*THE PROBLEM*. Print exactly what lies from the line with "Convert this chart to D3.js code." down to the line with "const svg = d3.select('#chart')", counting both of those lines, but not the pictures.

*MATERIAL TO PROCESS*.
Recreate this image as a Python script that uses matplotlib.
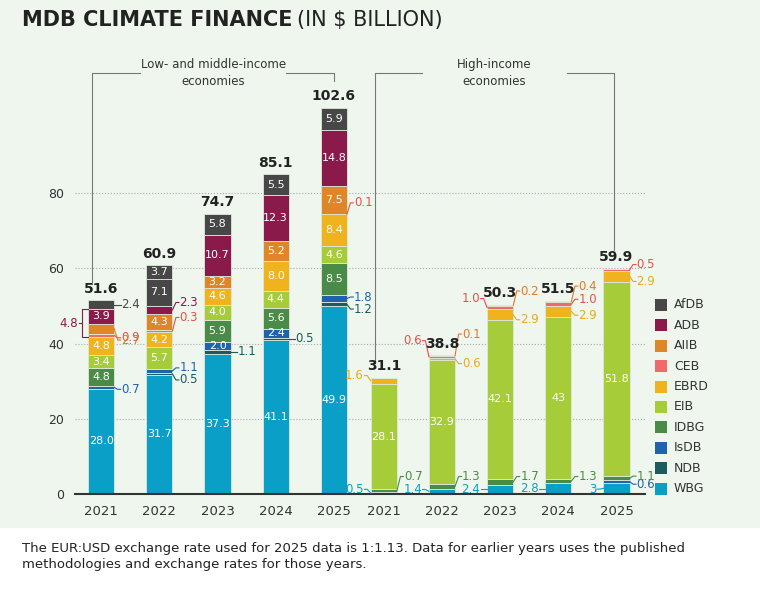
---
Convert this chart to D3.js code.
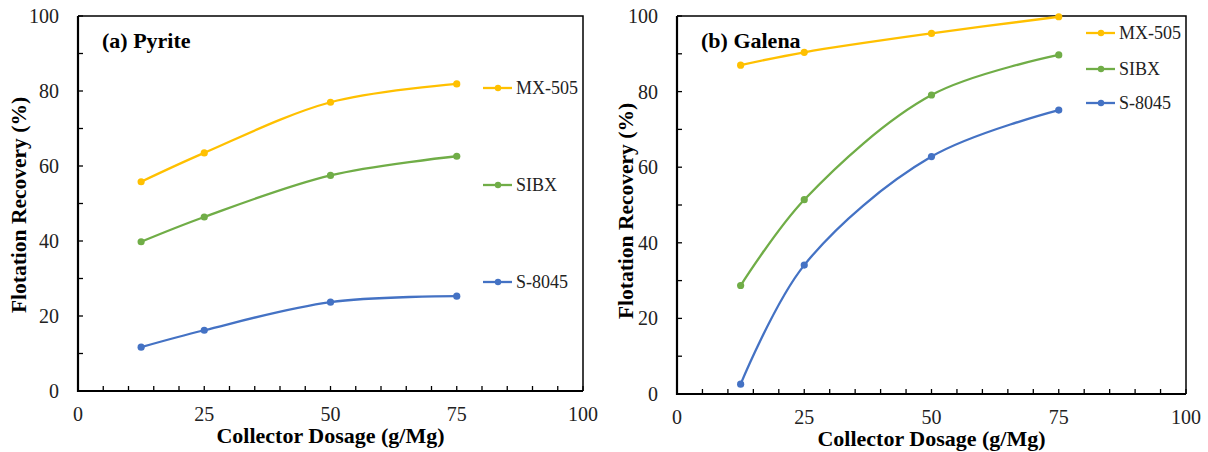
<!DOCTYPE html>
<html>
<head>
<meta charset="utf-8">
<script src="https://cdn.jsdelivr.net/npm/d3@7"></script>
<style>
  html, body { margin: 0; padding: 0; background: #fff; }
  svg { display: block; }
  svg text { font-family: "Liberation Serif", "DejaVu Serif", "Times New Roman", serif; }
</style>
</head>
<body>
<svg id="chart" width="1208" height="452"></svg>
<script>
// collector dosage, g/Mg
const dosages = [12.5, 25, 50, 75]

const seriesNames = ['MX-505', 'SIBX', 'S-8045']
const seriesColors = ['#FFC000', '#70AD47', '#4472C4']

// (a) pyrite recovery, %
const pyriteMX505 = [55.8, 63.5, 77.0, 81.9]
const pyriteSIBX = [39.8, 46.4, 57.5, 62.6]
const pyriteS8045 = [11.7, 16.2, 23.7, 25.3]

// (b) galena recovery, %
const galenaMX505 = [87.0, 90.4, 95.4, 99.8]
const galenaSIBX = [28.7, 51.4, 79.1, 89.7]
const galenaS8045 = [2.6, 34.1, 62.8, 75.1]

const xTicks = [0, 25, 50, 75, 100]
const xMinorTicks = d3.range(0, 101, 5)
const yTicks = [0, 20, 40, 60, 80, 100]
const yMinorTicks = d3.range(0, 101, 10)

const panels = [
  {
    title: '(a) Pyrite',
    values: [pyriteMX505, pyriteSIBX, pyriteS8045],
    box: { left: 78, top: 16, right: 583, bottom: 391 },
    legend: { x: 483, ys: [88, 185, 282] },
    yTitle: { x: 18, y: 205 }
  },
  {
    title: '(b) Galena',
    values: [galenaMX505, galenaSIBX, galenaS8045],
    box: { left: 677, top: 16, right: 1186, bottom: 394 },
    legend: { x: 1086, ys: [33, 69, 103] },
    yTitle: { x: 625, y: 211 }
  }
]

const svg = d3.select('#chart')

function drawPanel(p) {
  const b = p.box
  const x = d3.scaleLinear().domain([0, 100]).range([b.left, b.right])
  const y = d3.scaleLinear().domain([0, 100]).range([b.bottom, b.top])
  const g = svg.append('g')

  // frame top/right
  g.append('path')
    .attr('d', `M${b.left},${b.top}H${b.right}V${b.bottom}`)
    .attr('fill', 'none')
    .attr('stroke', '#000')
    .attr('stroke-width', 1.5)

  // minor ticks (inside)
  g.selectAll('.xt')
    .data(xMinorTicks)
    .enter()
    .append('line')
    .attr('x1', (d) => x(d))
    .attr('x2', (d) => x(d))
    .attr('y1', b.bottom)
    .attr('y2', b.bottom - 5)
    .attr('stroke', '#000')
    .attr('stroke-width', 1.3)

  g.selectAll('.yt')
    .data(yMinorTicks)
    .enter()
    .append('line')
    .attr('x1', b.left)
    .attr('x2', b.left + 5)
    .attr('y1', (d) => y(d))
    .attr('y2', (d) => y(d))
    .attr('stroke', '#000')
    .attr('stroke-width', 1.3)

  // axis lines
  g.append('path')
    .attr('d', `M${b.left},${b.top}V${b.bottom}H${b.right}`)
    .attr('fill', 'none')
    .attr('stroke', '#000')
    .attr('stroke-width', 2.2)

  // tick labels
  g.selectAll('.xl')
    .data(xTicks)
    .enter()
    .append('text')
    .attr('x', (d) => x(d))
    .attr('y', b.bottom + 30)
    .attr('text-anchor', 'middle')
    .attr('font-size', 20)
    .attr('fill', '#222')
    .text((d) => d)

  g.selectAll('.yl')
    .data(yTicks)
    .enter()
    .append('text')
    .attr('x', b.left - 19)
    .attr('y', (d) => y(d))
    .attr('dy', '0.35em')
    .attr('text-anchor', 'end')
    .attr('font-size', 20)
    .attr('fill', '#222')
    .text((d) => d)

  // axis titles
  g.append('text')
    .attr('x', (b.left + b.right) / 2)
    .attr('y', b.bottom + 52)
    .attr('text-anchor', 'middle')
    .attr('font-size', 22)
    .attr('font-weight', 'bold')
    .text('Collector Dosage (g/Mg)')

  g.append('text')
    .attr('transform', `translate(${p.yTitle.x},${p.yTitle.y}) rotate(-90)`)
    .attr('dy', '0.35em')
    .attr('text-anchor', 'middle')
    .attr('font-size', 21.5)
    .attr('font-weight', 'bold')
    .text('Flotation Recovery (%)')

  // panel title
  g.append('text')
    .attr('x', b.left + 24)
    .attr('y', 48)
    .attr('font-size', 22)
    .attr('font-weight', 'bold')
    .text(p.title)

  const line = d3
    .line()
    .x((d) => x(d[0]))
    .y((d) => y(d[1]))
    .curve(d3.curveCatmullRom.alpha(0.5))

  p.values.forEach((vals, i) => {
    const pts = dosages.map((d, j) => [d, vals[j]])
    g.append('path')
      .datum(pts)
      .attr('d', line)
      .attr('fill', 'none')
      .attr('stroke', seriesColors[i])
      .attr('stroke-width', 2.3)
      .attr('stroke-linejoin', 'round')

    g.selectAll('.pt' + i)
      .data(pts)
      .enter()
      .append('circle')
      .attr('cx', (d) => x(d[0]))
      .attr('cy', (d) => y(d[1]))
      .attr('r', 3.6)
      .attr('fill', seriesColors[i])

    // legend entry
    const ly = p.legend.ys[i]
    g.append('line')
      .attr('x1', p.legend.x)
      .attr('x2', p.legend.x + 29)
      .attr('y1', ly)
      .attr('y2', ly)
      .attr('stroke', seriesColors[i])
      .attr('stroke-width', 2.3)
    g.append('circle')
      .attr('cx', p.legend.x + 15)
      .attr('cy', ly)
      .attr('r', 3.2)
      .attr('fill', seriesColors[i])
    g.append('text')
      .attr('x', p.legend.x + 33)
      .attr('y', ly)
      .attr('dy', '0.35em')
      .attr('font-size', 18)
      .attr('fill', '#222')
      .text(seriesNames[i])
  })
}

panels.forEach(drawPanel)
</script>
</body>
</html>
* * *
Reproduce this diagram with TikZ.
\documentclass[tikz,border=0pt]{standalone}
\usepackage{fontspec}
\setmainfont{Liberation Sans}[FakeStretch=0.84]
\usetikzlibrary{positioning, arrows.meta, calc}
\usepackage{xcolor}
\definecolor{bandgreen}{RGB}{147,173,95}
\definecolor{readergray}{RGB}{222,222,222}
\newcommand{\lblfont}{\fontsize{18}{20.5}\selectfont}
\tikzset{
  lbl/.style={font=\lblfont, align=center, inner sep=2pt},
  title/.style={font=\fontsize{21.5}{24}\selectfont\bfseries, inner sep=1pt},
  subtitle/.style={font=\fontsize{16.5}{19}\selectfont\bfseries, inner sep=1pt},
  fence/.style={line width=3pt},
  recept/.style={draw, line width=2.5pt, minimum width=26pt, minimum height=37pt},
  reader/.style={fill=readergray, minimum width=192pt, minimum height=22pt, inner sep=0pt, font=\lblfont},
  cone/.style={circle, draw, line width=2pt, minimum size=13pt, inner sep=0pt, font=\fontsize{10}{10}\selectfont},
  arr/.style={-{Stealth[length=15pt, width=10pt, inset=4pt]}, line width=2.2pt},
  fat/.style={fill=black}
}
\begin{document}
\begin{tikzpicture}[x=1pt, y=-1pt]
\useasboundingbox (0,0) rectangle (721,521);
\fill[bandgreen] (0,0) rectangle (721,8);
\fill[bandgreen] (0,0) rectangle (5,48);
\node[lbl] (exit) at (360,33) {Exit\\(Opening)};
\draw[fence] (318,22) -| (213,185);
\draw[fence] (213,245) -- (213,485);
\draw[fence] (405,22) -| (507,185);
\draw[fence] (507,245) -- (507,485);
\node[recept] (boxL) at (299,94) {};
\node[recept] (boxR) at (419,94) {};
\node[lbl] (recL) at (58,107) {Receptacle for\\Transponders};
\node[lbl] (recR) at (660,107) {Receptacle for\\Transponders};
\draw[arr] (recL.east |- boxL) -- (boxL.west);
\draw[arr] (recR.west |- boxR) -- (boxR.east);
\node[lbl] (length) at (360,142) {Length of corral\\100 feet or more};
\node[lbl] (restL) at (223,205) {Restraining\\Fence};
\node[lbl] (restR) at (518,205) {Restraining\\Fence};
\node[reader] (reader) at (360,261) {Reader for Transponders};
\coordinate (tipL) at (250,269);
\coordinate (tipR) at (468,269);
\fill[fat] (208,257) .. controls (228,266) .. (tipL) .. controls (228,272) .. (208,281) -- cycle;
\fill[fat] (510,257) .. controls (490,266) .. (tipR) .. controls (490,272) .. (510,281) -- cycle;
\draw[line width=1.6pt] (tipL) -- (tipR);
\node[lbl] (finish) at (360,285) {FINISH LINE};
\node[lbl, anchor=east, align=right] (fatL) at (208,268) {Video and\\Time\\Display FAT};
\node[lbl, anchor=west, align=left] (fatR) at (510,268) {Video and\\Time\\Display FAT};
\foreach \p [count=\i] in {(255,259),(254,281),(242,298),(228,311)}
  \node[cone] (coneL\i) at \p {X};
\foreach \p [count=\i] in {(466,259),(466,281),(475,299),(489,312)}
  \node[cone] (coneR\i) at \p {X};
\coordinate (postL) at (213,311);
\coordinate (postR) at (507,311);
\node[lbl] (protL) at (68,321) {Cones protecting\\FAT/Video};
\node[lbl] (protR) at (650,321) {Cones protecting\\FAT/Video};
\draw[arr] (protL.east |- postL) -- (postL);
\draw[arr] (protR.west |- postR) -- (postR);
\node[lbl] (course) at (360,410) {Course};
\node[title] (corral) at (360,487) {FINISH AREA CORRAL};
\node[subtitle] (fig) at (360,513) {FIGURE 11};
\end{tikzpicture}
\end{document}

*THE OUTPUT*.
Convert this chart to D3.js code.
<!DOCTYPE html>
<html>
<head>
<meta charset="utf-8">
<script src="https://cdn.jsdelivr.net/npm/d3@7"></script>
<style>
  html, body { margin: 0; padding: 0; background: #fff; }
  svg { display: block; }
  svg text { font-family: "Liberation Serif", "DejaVu Serif", "Times New Roman", serif; }
</style>
</head>
<body>
<svg id="chart" width="1208" height="452"></svg>
<script>
// collector dosage, g/Mg
const dosages = [12.5, 25, 50, 75]

const seriesNames = ['MX-505', 'SIBX', 'S-8045']
const seriesColors = ['#FFC000', '#70AD47', '#4472C4']

// (a) pyrite recovery, %
const pyriteMX505 = [55.8, 63.5, 77.0, 81.9]
const pyriteSIBX = [39.8, 46.4, 57.5, 62.6]
const pyriteS8045 = [11.7, 16.2, 23.7, 25.3]

// (b) galena recovery, %
const galenaMX505 = [87.0, 90.4, 95.4, 99.8]
const galenaSIBX = [28.7, 51.4, 79.1, 89.7]
const galenaS8045 = [2.6, 34.1, 62.8, 75.1]

const xTicks = [0, 25, 50, 75, 100]
const xMinorTicks = d3.range(0, 101, 5)
const yTicks = [0, 20, 40, 60, 80, 100]
const yMinorTicks = d3.range(0, 101, 10)

const panels = [
  {
    title: '(a) Pyrite',
    values: [pyriteMX505, pyriteSIBX, pyriteS8045],
    box: { left: 78, top: 16, right: 583, bottom: 391 },
    legend: { x: 483, ys: [88, 185, 282] },
    yTitle: { x: 18, y: 205 }
  },
  {
    title: '(b) Galena',
    values: [galenaMX505, galenaSIBX, galenaS8045],
    box: { left: 677, top: 16, right: 1186, bottom: 394 },
    legend: { x: 1086, ys: [33, 69, 103] },
    yTitle: { x: 625, y: 211 }
  }
]

const svg = d3.select('#chart')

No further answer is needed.